At the 21st hour tonight, the Newspaper Guild became the last of the Philly unions to come to an agreement with the ownership of the Philadelphia Inquirer and the Philadelphia Daily News. As with the settlement earlier this month in San Jose, you can smell the fight to come in the terms agreed. ![]()
If this were an old John Ford western, you'd hear the music that told you you're seeing a lull in the action until the real battle begins.
Look no farther than a statement approved by Philly Guild members after they approved the contract:
1- Because of their tight-fisted, slash-and-burn, anti-labor tactics, we have NO CONFIDENCE in the new owners’ actual desire to publish great newspapers.
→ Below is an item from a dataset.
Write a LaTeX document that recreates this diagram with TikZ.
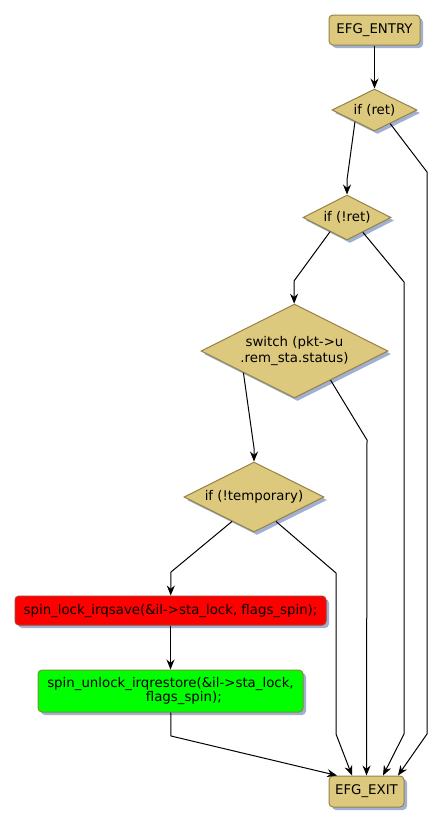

2- Because of the new owners’ recent record of poor business decisions, which includes hiring executives while promising layoffs of union workers, we have NO FAITH in their desire to treat employees with fairness and dignity.
3- Because of the yawning chasm between what the new owners promised and what they now are delivering, we have NO STOMACH to hear any more of their cheerful prattle.
For the new owners we have ”No Confidence, “No Faith, “No Stomach.”
Some details of the settlement are here on the Guild site. The short story is that Guild won in its battle to avoid giving up control of the union pension fund to the company. The company's new ownership is headed by publisher Brian Tierney whose group bought the papers from McClatchy, out of the Knight Ridder sale. Tierney had recently raised alarms -- and may have scared off other would-be buyers of distressed newspaper properties -- by saying the papers' revenue situation was far worse than expected when the papers were bought this spring. He's said that cash flow is half what it was projected and that the new owners might have trouble making debt payments some time next year. So ownership's bid to control pension fund assets had, understandably, raised alarms. The pension issue is still far from resolved, with a kind of freeze on current pensions, as management and union search for better solutions next year.
They'll be no wage increase until at least September '07, with various givebacks in health care and sick leave funding. Frozen is probably the best word to describe what's going on, with no thaw in sight. Except for the thaw soon to be experienced by new, substantial layoffs -- somewhere between 80 and 150 more in a once Pulitzer Prize-winning newsroom now decimated by job cuts, editor changes and a sinking feeling about the future of the papers.